Huffington Post reported:
Members of the area's self-described "community police" say more than 1,500 members of the force were stopping traffic Wednesday at improvised checkpoints in the town of Tierra Colorado, which sits on the highway connecting Mexico City to Acapulco. They arrested 12 police and the former director of public security in the town after a leader of the state's vigilante movement was slain on Monday...
The vigilantes accuse the ex-security director of participating in the killing of vigilante leader Guadalupe Quinones Carbajal, 28, on behalf of local organized crime groups and dumping his body in a nearby town on Monday. They reported seizing several high-powered rifles from his car, and vigilantes were seen toting a number of sophisticated assault rifles on Wednesday, although it was not clear if all had been taken from the ex-security director's car.

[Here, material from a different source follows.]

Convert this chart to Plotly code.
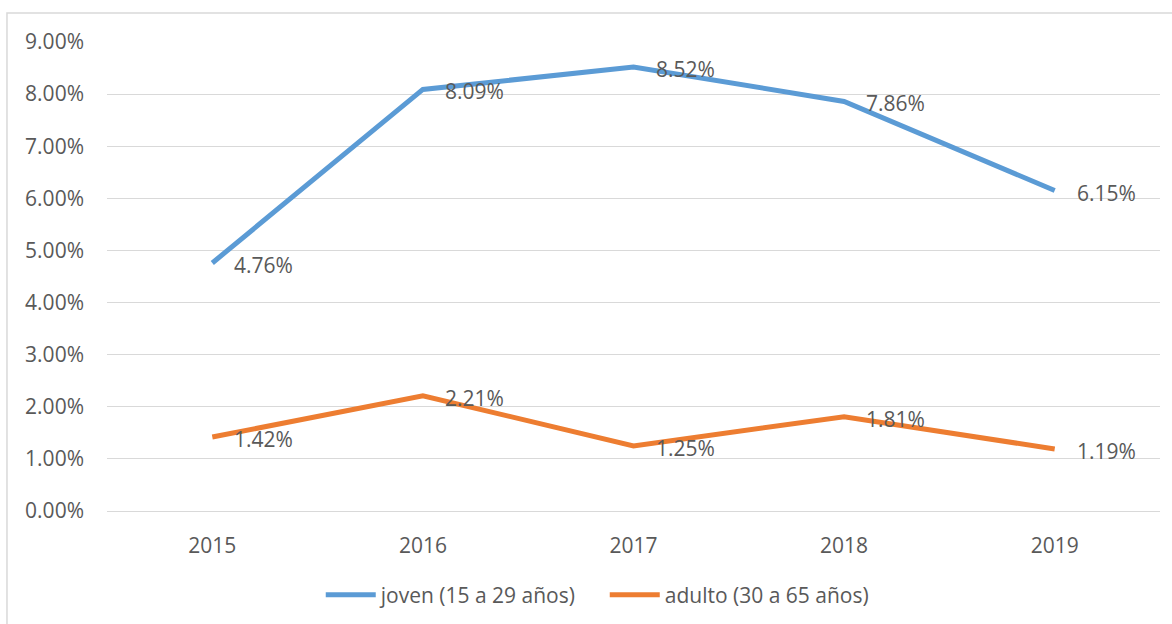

"We have besieged the municipality, because here criminals operate with impunity in broad daylight, in view of municipal authorities. We have detained the director of public security because he is involved with criminals and he knows who killed our commander," said Bruno Placido Valerio, a spokesman for the vigilante group.
Placido said vigilantes had searched a number of homes in the town and seized drugs from some. They turned over the ex-security director and police officers to state prosecutors, who agreed to investigate their alleged ties to organized crime.Let's just keep that border closed.